The southern German state of Bavaria is trying to resolve a vexing issue.
Should Muslim high school students in all grades be required to visit former concentration camps, or the new Nazi documentation center in Munich, as part of their studies on the Holocaust?
It’s a very German problem for a number of compelling reasons.
The Holocaust was conceived and planned in Germany, so German leaders have a special responsibility to ensure that new generations will not be poisoned by murderous ideas.
One of the ringleaders of the terrorist plot to attack the United States on September 11, 2001, Mohammed Atta, lived in Hamburg. Being a Muslim radical, Atta’s worldview was clouded and perverted by antisemitic stereotypes and tropes.
Given Germany’s Muslim population of four million, the authorities are duty bound to give the children of Muslim immigrants a rounded education that includes courses on modern German history.
As matters now stand in Bavaria, visits to former Nazi concentration camps and Munich’s newly-built documentation center are mandatory for only upper-grade students. But Josef Schuster, the president of the Central Council of Jews in Germany, has suggested that ninth grade students should participate on such trips as well.
Schuster’s laudable proposal has been greeted positively by Bavaria’s minister of education, Ludwig Spaenle, who noted that students may “develop a clear position” against the horrors of Nazism by visiting these sites.
As reported by The New York Times, Bavaria’s ruling party, the Christian Social Union, endorses the proposal in principle, but with two reservations.

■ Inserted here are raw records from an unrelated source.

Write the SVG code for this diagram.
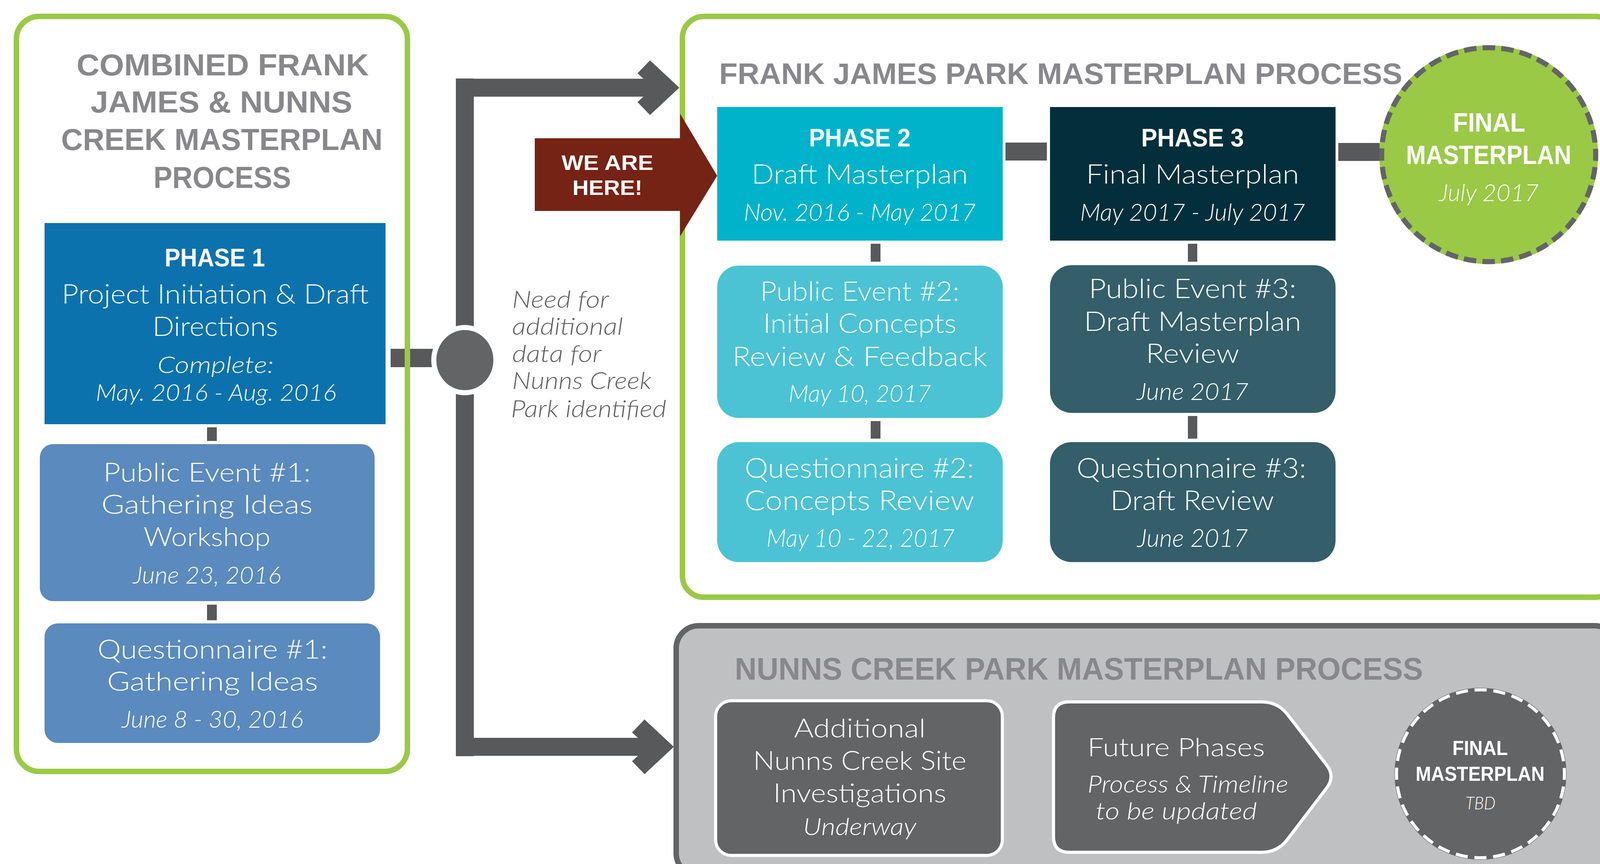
<svg xmlns="http://www.w3.org/2000/svg" width="4147" height="2212" viewBox="0 0 4147 2212">
<style>
.pt{font-family:"Liberation Sans",Arial,sans-serif;font-weight:bold;fill:#88878b}
.hd{font-family:"Liberation Sans",Arial,sans-serif;font-weight:bold;fill:#fff;text-anchor:middle}
.tx{font-family:Lato,"Open Sans","Liberation Sans",sans-serif;font-weight:300;fill:#fff;text-anchor:middle}
.it{font-family:Lato,"Open Sans","Liberation Sans",sans-serif;font-weight:300;font-style:italic;fill:#fff;text-anchor:middle}
.nt{font-family:Lato,"Open Sans","Liberation Sans",sans-serif;font-weight:300;font-style:italic;fill:#5f6062}
.st{text-anchor:start}
.conn{fill:#58595b}
.gp{fill:none;stroke:#99c945;stroke-width:14}
</style>
<rect width="4147" height="2212" fill="#fff"/>
<g id="panel-backgrounds">
<rect x="42" y="42" width="1001" height="1933" rx="58" fill="#fff"/>
<rect x="1747" y="42" width="2392" height="1487" rx="55" fill="#fff"/>
<rect x="1731" y="1602" width="2409" height="640" rx="58" fill="#bfc0c2" stroke="#636466" stroke-width="14"/>
</g>
<g id="connectors">
<rect class="conn" x="1000" y="893" width="191" height="47"/>
<rect class="conn" x="1167" y="201" width="46" height="1735"/>
<rect class="conn" x="1167" y="201.5" width="482" height="46"/>
<polygon class="conn" points="1647,201.5 1632,187.5 1664,154.5 1739,224.5 1664,294.5 1632,261.5 1647,247.5"/>
<rect class="conn" x="1167" y="1889" width="468" height="46"/>
<polygon class="conn" points="1633,1889 1618,1875 1650,1842 1725,1912 1650,1982 1618,1949 1633,1935"/>
<ellipse cx="1190" cy="922" rx="86" ry="90" fill="#fff"/>
<ellipse cx="1190" cy="922" rx="73" ry="77" fill="#636466"/>
<rect class="conn" x="530" y="1094" width="25" height="35"/>
<rect class="conn" x="530" y="1548" width="25" height="40"/>
<rect class="conn" x="2229" y="624" width="25" height="46"/>
<rect class="conn" x="2229" y="1078" width="25" height="45"/>
<rect class="conn" x="3041" y="624" width="24" height="46"/>
<rect class="conn" x="3041" y="1065" width="24" height="58"/>
<rect class="conn" x="2574" y="365" width="106" height="46"/>
<rect class="conn" x="3426" y="366" width="106" height="46"/>
</g>
<g id="panel-combined">
<rect class="gp" x="42" y="42" width="1001" height="1933" rx="58"/>
<text class="pt" font-size="78" text-anchor="middle" x="570" y="193" textLength="748" lengthAdjust="spacingAndGlyphs">COMBINED FRANK</text>
<text class="pt" font-size="78" text-anchor="middle" x="567" y="288" textLength="670" lengthAdjust="spacingAndGlyphs">JAMES &amp; NUNNS</text>
<text class="pt" font-size="78" text-anchor="middle" x="568" y="384" textLength="823" lengthAdjust="spacingAndGlyphs">CREEK MASTERPLAN</text>
<text class="pt" font-size="78" text-anchor="middle" x="569" y="481" textLength="352" lengthAdjust="spacingAndGlyphs">PROCESS</text>
</g>
<g id="panel-frank-james">
<rect class="gp" x="1747" y="42" width="2392" height="1487" rx="55"/>
<text class="pt" font-size="76" x="1841" y="215" textLength="1749" lengthAdjust="spacingAndGlyphs">FRANK JAMES PARK MASTERPLAN PROCESS</text>
</g>
<g id="panel-nunns-creek">
<text class="pt" font-size="79" x="1881" y="1740" textLength="1762" lengthAdjust="spacingAndGlyphs">NUNNS CREEK PARK MASTERPLAN PROCESS</text>
</g>
<g id="phase1">
<rect x="114" y="571" width="873" height="515" fill="#0c72ae"/>
<text class="hd" font-size="65" x="550" y="682" textLength="257" lengthAdjust="spacingAndGlyphs">PHASE 1</text>
<text class="tx" font-size="69" x="551" y="777" textLength="786" lengthAdjust="spacingAndGlyphs">Project Initiation &amp; Draft</text>
<text class="tx" font-size="69" x="551" y="860" textLength="321" lengthAdjust="spacingAndGlyphs">Directions</text>
<text class="it" font-size="60" x="552" y="955" textLength="298" lengthAdjust="spacingAndGlyphs">Complete:</text>
<text class="it" font-size="60" x="553" y="1026" textLength="616" lengthAdjust="spacingAndGlyphs">May. 2016 - Aug. 2016</text>
</g>
<g id="public-event-1">
<rect x="102" y="1137" width="857" height="402" rx="34" fill="#5a8abe"/>
<text class="tx" font-size="67" x="530" y="1233" textLength="531" lengthAdjust="spacingAndGlyphs">Public Event #1:</text>
<text class="tx" font-size="67" x="530" y="1315" textLength="541" lengthAdjust="spacingAndGlyphs">Gathering Ideas</text>
<text class="tx" font-size="67" x="530" y="1398" textLength="325" lengthAdjust="spacingAndGlyphs">Workshop</text>
<text class="it" font-size="61" x="530" y="1494" textLength="380" lengthAdjust="spacingAndGlyphs">June 23, 2016</text>
</g>
<g id="questionnaire-1">
<rect x="114" y="1596" width="859" height="306" rx="34" fill="#5a8abe"/>
<text class="tx" font-size="67" x="544" y="1686" textLength="589" lengthAdjust="spacingAndGlyphs">Questionnaire #1:</text>
<text class="tx" font-size="67" x="544" y="1768" textLength="540" lengthAdjust="spacingAndGlyphs">Gathering Ideas</text>
<text class="it" font-size="61" x="544" y="1863" textLength="465" lengthAdjust="spacingAndGlyphs">June 8 - 30, 2016</text>
</g>
<g id="junction-note">
<text class="nt" font-size="62" x="1311" y="788" textLength="248" lengthAdjust="spacingAndGlyphs">Need for</text>
<text class="nt" font-size="62" x="1311" y="857" textLength="284" lengthAdjust="spacingAndGlyphs">additional</text>
<text class="nt" font-size="62" x="1311" y="927" textLength="229" lengthAdjust="spacingAndGlyphs">data for</text>
<text class="nt" font-size="62" x="1311" y="996" textLength="357" lengthAdjust="spacingAndGlyphs">Nunns Creek</text>
<text class="nt" font-size="62" x="1308" y="1068" textLength="398" lengthAdjust="spacingAndGlyphs">Park identified</text>
</g>
<g id="phase2">
<rect x="1836" y="274" width="731" height="342" fill="#00b3ca"/>
<text class="hd" font-size="65" x="2201" y="375" textLength="260" lengthAdjust="spacingAndGlyphs">PHASE 2</text>
<text class="tx" font-size="69" x="2201" y="470" textLength="554" lengthAdjust="spacingAndGlyphs">Draft Masterplan</text>
<text class="it" font-size="61" x="2201" y="565" textLength="594" lengthAdjust="spacingAndGlyphs">Nov. 2016 - May 2017</text>
</g>
<g id="public-event-2">
<rect x="1836" y="680" width="731" height="390" rx="55" fill="#4bc3d4"/>
<text class="tx" font-size="69" x="2201" y="770" textLength="510" lengthAdjust="spacingAndGlyphs">Public Event #2:</text>
<text class="tx" font-size="69" x="2201" y="852" textLength="495" lengthAdjust="spacingAndGlyphs">Initial Concepts</text>
<text class="tx" font-size="69" x="2201" y="937" textLength="652" lengthAdjust="spacingAndGlyphs">Review &amp; Feedback</text>
<text class="it" font-size="61" x="2201" y="1029" textLength="365" lengthAdjust="spacingAndGlyphs">May 10, 2017</text>
</g>
<g id="questionnaire-2">
<rect x="1836" y="1132" width="731" height="307" rx="55" fill="#4bc3d4"/>
<text class="tx" font-size="71" x="2200" y="1223" textLength="587" lengthAdjust="spacingAndGlyphs">Questionnaire #2:</text>
<text class="tx" font-size="71" x="2200" y="1306" textLength="588" lengthAdjust="spacingAndGlyphs">Concepts Review</text>
<text class="it" font-size="63" x="2203" y="1400" textLength="482" lengthAdjust="spacingAndGlyphs">May 10 - 22, 2017</text>
</g>
<g id="phase3">
<rect x="2688" y="274" width="731" height="342" fill="#022f3b"/>
<text class="hd" font-size="65" x="3053" y="375" textLength="263" lengthAdjust="spacingAndGlyphs">PHASE 3</text>
<text class="tx" font-size="69" x="3053" y="470" textLength="545" lengthAdjust="spacingAndGlyphs">Final Masterplan</text>
<text class="it" font-size="61" x="3053" y="565" textLength="576" lengthAdjust="spacingAndGlyphs">May 2017 - July 2017</text>
</g>
<g id="public-event-3">
<rect x="2688" y="679" width="731" height="378" rx="55" fill="#335e6a"/>
<text class="tx" font-size="69" x="3053" y="763" textLength="531" lengthAdjust="spacingAndGlyphs">Public Event #3:</text>
<text class="tx" font-size="69" x="3053" y="847" textLength="556" lengthAdjust="spacingAndGlyphs">Draft Masterplan</text>
<text class="tx" font-size="69" x="3053" y="929" textLength="239" lengthAdjust="spacingAndGlyphs">Review</text>
<text class="it" font-size="61" x="3053" y="1024" textLength="286" lengthAdjust="spacingAndGlyphs">June 2017</text>
</g>
<g id="questionnaire-3">
<rect x="2688" y="1132" width="731" height="307" rx="55" fill="#335e6a"/>
<text class="tx" font-size="71" x="3050" y="1223" textLength="588" lengthAdjust="spacingAndGlyphs">Questionnaire #3:</text>
<text class="tx" font-size="71" x="3052" y="1306" textLength="419" lengthAdjust="spacingAndGlyphs">Draft Review</text>
<text class="it" font-size="63" x="3053" y="1400" textLength="284" lengthAdjust="spacingAndGlyphs">June 2017</text>
</g>
<g id="final-masterplan">
<circle cx="3811" cy="396" r="280" fill="#99c945"/>
<circle cx="3811" cy="396" r="274" fill="none" stroke="#636466" stroke-width="13" stroke-dasharray="32 15.822" stroke-dashoffset="16"/>
<text class="hd" font-size="69" x="3812" y="337" textLength="185" lengthAdjust="spacingAndGlyphs">FINAL</text>
<text class="hd" font-size="69" x="3811" y="420" textLength="423" lengthAdjust="spacingAndGlyphs">MASTERPLAN</text>
<text class="it" font-size="61" x="3811" y="515" textLength="256" lengthAdjust="spacingAndGlyphs">July 2017</text>
</g>
<g id="we-are-here">
<polygon points="1369,354 1741,354 1741,291 1836,450 1741,605 1741,540 1369,540" fill="#752314"/>
<text class="hd" font-size="54" x="1555" y="435" textLength="235" lengthAdjust="spacingAndGlyphs">WE ARE</text>
<text class="hd" font-size="54" x="1555" y="499" textLength="179" lengthAdjust="spacingAndGlyphs">HERE!</text>
</g>
<g id="nunns-investigations">
<rect x="1832" y="1794" width="734" height="396" rx="40" fill="#636466" stroke="#fff" stroke-width="8"/>
<text class="tx" font-size="67" x="2201" y="1888" textLength="337" lengthAdjust="spacingAndGlyphs">Additional</text>
<text class="tx" font-size="67" x="2201" y="1971" textLength="546" lengthAdjust="spacingAndGlyphs">Nunns Creek Site</text>
<text class="tx" font-size="67" x="2201" y="2054" textLength="443" lengthAdjust="spacingAndGlyphs">Investigations</text>
<text class="it" font-size="61" x="2201" y="2138" textLength="290" lengthAdjust="spacingAndGlyphs">Underway</text>
</g>
<g id="nunns-future-phases">
<path d="M2737,1797 L3230,1797 Q3270,1797 3295,1828 L3395,1957 Q3420,1988 3395,2019 L3295,2150 Q3270,2182 3230,2182 L2737,2182 Q2697,2182 2697,2142 L2697,1837 Q2697,1797 2737,1797 Z" fill="#636466" stroke="#fff" stroke-width="8"/>
<text class="tx st" font-size="66" x="2784" y="1936" textLength="454" lengthAdjust="spacingAndGlyphs">Future Phases</text>
<text class="it st" font-size="61" x="2784" y="2029" textLength="514" lengthAdjust="spacingAndGlyphs">Process &amp; Timeline</text>
<text class="it st" font-size="61" x="2805" y="2098" textLength="413" lengthAdjust="spacingAndGlyphs">to be updated</text>
</g>
<g id="nunns-final-masterplan">
<circle cx="3790" cy="1981" r="220" fill="#636466"/>
<circle cx="3790" cy="1981" r="215" fill="none" stroke="#fff" stroke-width="8" stroke-dasharray="31 17.246" stroke-dashoffset="15.5"/>
<text class="hd" font-size="52" x="3789" y="1933" textLength="142" lengthAdjust="spacingAndGlyphs">FINAL</text>
<text class="hd" font-size="52" x="3789" y="1999" textLength="330" lengthAdjust="spacingAndGlyphs">MASTERPLAN</text>
<text class="it" font-size="46" x="3790" y="2072" textLength="77" lengthAdjust="spacingAndGlyphs">TBD</text>
</g>
</svg>
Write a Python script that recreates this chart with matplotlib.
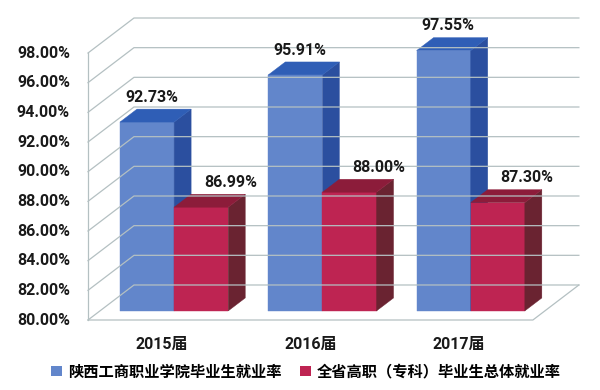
import matplotlib
matplotlib.use("Agg")
import matplotlib.pyplot as plt
from matplotlib.patches import Polygon, Patch

plt.rcParams['font.family'] = ['Roboto', 'Noto Sans CJK SC', 'DejaVu Sans']

# datos
categorias = ["2015届", "2016届", "2017届"]
series = ["陕西工商职业学院毕业生就业率", "全省高职（专科）毕业生总体就业率"]
valores_colegio = [92.73, 95.91, 97.55]
valores_provincia = [86.99, 88.00, 87.30]
yticks = [80, 82, 84, 86, 88, 90, 92, 94, 96, 98]

# colores: frente, lado, techo
colores = [("#6286cb", "#2b4f9f", "#2f5eb6"),
           ("#be2452", "#6a2331", "#8c1c3a")]
grid_color = "#b4c0c2"

# proyeccion oblicua (profundidad)
DX = 0.31      # desplazamiento en x (unidades de categoria)
DY = 2.36      # desplazamiento en y (puntos porcentuales)
y0, y1 = 80, 98
f0, f1 = 0.26, 0.63   # profundidad de las barras
ancho = 0.365
inicio = 0.135

fig = plt.figure(figsize=(6, 3.9), dpi=100)
ax = fig.add_axes([88 / 600, 70 / 390, (3 + DX) * 148.3 / 600, 302 / 390])
ax.set_xlim(0, 3 + DX)
ax.set_ylim(y0, y1 + DY)
ax.axis('off')

n = len(categorias)

# paredes y rejilla
for v in yticks:
    ax.plot([0, DX, n + DX], [v, v + DY, v + DY], color=grid_color, lw=0.9,
            clip_on=False)
ax.plot([0, 0], [y0, y1], color=grid_color, lw=0.9, clip_on=False)
ax.plot([0, n, n + DX], [y0, y0, y0 + DY], color=grid_color, lw=0.9,
        clip_on=False)

for v in yticks:
    ax.annotate(f"{v:.2f}%", (0, v), xytext=(-13, 0), textcoords="offset points",
                ha="right", va="center", fontsize=11.5, fontweight="bold",
                color="#1a1a1a", annotation_clip=False)


def barra3d(x0, v, col):
    x1 = x0 + ancho
    frente, lado, techo = col
    caras = [
        ([(x0 + f0 * DX, y0 + f0 * DY), (x1 + f0 * DX, y0 + f0 * DY),
          (x1 + f0 * DX, v + f0 * DY), (x0 + f0 * DX, v + f0 * DY)], frente),
        ([(x1 + f0 * DX, y0 + f0 * DY), (x1 + f1 * DX, y0 + f1 * DY),
          (x1 + f1 * DX, v + f1 * DY), (x1 + f0 * DX, v + f0 * DY)], lado),
        ([(x0 + f0 * DX, v + f0 * DY), (x1 + f0 * DX, v + f0 * DY),
          (x1 + f1 * DX, v + f1 * DY), (x0 + f1 * DX, v + f1 * DY)], techo),
    ]
    for pts, c in caras:
        ax.add_patch(Polygon(pts, closed=True, facecolor=c, edgecolor=c,
                             lw=0.3, clip_on=False))


desplaz = [-3, 15]
for i in range(n):
    for s, vals in enumerate([valores_colegio, valores_provincia]):
        x0 = i + inicio + s * ancho
        barra3d(x0, vals[i], colores[s])
        xc = x0 + ancho / 2 + (f0 + f1) / 2 * DX
        ax.annotate(f"{vals[i]:.2f}%", (xc, vals[i] + f1 * DY),
                    xytext=(desplaz[s], 3), textcoords="offset points",
                    ha="center", va="bottom", fontsize=11.5, fontweight="bold",
                    color="#1a1a1a", annotation_clip=False)
    ax.annotate(categorias[i], (i + 0.5, y0), xytext=(0, -12),
                textcoords="offset points", ha="center", va="top",
                fontsize=11.5, fontweight="bold", color="#1a1a1a",
                annotation_clip=False)

handles = [Patch(facecolor=colores[0][0]), Patch(facecolor=colores[1][0])]
fig.legend(handles, series, loc="center", bbox_to_anchor=(0.51, 0.046),
           ncol=2, frameon=False, handlelength=0.7,
           handleheight=0.7, handletextpad=0.4, columnspacing=1.2,
           prop={"weight": "bold", "size": 11})

fig.savefig("out.png", dpi=100)
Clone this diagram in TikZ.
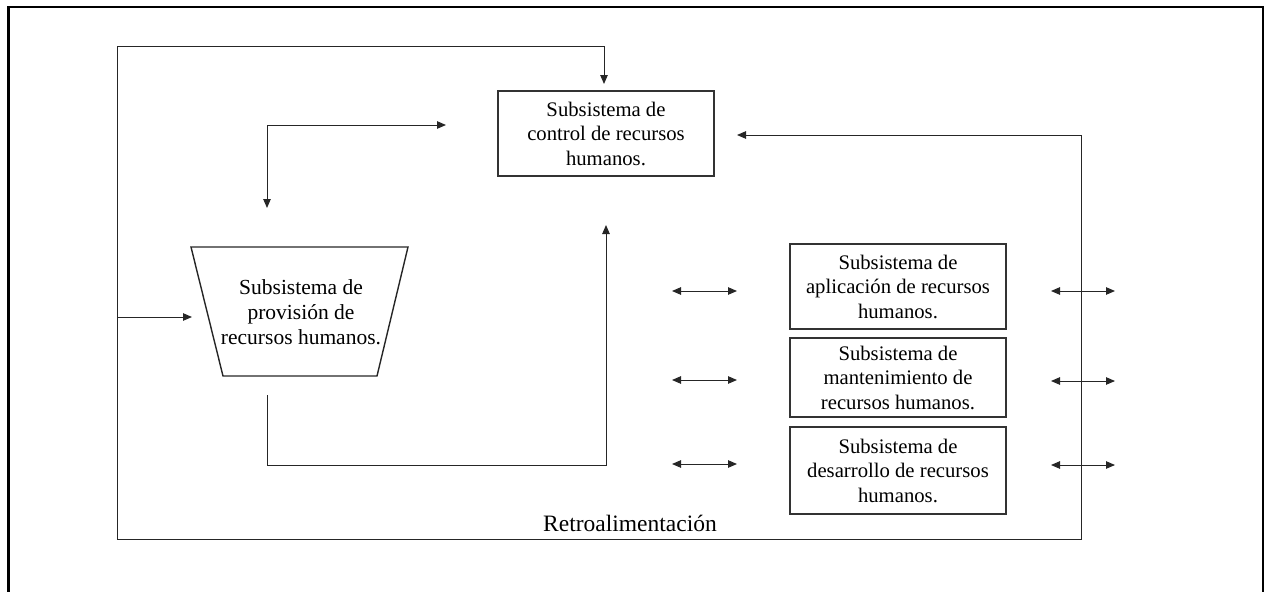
\documentclass[tikz,border=0pt]{standalone}
\usepackage{fontspec}
\setmainfont{Liberation Serif}
\usetikzlibrary{arrows.meta}
\begin{document}
\begin{tikzpicture}[x=1pt,y=-1pt,
  line width=1pt,
  box/.style={draw=black!80, line width=1.1pt, minimum width=216pt, align=center, inner sep=0pt,
    font=\fontsize{20.7}{24.5}\selectfont},
  txt/.style={align=center, inner sep=0pt, font=\fontsize{21.5}{25}\selectfont},
  arr/.style={-{Triangle[length=9pt,width=7.5pt]}},
  darr/.style={{Triangle[length=9pt,width=7.5pt]}-{Triangle[length=9pt,width=7.5pt]}},
  wire/.style={draw=black!85, line width=1pt}]
\useasboundingbox (0,0) rectangle (1270,592);
% outer frame
\draw[line width=2.2pt] (8.5,592) -- (8.5,7) -- (1263,7) -- (1263,592);

% nodes
\node[box, minimum height=85pt] (ctrl) at (606,133.5) {Subsistema de\\control de recursos\\humanos.};
\node[box, minimum height=85pt] (apl) at (898,286.5) {Subsistema de\\aplicación de recursos\\humanos.};
\node[box, minimum height=79pt] (mant) at (898,377.5) {Subsistema de\\mantenimiento de\\recursos humanos.};
\node[box, minimum height=87pt] (des) at (898,470.5) {Subsistema de\\desarrollo de recursos\\humanos.};

% trapezium
\draw[draw=black!85, line width=1.4pt] (191,247) -- (408,247) -- (377,376) -- (223,376) -- cycle;
\node[txt] (prov) at (301,312) {Subsistema de\\provisión de\\recursos humanos.};

\node[txt, font=\fontsize{23.5}{26}\selectfont] (retro) at (630,523) {Retroalimentación};

% coordinates
\coordinate (fbTL) at (117,46);
\coordinate (fbBL) at (117,539);
\coordinate (fbBR) at (1081,539);
\coordinate (fbR) at (1081,135);
\coordinate (ctrlTopIn) at (604,46);
\coordinate (ctrlTopTip) at (604,84);
\coordinate (ctrlRightTip) at (737,135);
\coordinate (provIn) at (117,317);
\coordinate (provInTip) at (192,317);
\coordinate (lCorner) at (267,125);
\coordinate (lRightTip) at (446,125);
\coordinate (lDownTip) at (267,208);
\coordinate (pOut) at (267,395);
\coordinate (pCorner) at (267,465);
\coordinate (cCorner) at (606,465);
\coordinate (cUpTip) at (606,225);

% feedback loop
\draw[wire] (fbBL) -- (fbBR) -- (fbR);
\draw[wire, arr] (fbR) -- (ctrlRightTip);
\draw[wire] (fbBL) -- (fbTL);
\draw[wire, arr] (fbTL) -- (ctrlTopIn) -- (ctrlTopTip);
\draw[wire, arr] (provIn) -- (provInTip);

% L-shaped double arrow
\draw[wire, darr] (lDownTip) -- (lCorner) -- (lRightTip);

% provision to control
\draw[wire, arr] (pOut) -- (pCorner) -- (cCorner) -- (cUpTip);

% side double arrows
\coordinate (la1) at (672,291); \coordinate (lb1) at (737,291);
\coordinate (la2) at (672,380); \coordinate (lb2) at (737,380);
\coordinate (la3) at (672,464); \coordinate (lb3) at (737,464);
\coordinate (ra1) at (1051,291); \coordinate (rb1) at (1115,291);
\coordinate (ra2) at (1051,381); \coordinate (rb2) at (1115,381);
\coordinate (ra3) at (1051,465); \coordinate (rb3) at (1115,465);
\foreach \i in {1,2,3}{
  \draw[wire, darr] (la\i) -- (lb\i);
  \draw[wire, darr] (ra\i) -- (rb\i);
}
\end{tikzpicture}
\end{document}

Firstly, Muslim students, most of whom are the sons and daughters of recent immigrants, need more time before they can start identifying with Germany’s past. Secondly, obligatory trips to former concentration camps may not deter antisemitism, which has been on the rise in Germany of late.
These arguments are not unreasonable, but they ultimately fall short of the mark.
Muslims in Germany, whether Arabs, Turks or Persians, are almost uniformly anti-Israel and thus susceptible to antisemitic discourses and influences. And far too many Muslims regard the Holocaust as the greatest hoax of the 20th century, a twisted notion usually advanced by neo-Nazis and Holocaust deniers.
To some Muslims, Holocaust education represents de facto recognition of Israel. Last year, Mohammed Dajani Daoudi, a Palestinian professor at Al Quds University in East Jerusalem, organized a study trip to Auschwitz for his students. The visit, financed by the Berlin-based German Research Foundation, ended badly for Daoudi. Upon his return from Poland, he was roundly denounced and forced to resign.
Clearly, Muslim biases regarding Jews and the Holocaust must be addressed on a systematic basis. Germany, having made far-reaching amends for its central role in the Holocaust, can and must play an integral role in this historic endeavour.
As German president Joachim Gauk has correctly observed, Holocaust remembrance should transcend religion and ethnicity. No one, including Muslim teens, should be exempted.
Visits to former concentration camps, or Munich’s documentation center, could have a meaningful impact on German Muslims, whose minds have been warped by anti-Israel and anti-Jewish rhetoric and propaganda. Some of these individuals have joined Islamic State, which is attempting to establish a Sunni caliphate in the Middle East.
Which is why Josef Schuster’s proposal should be seriously considered and incorporated into Bavaria’s educational policy.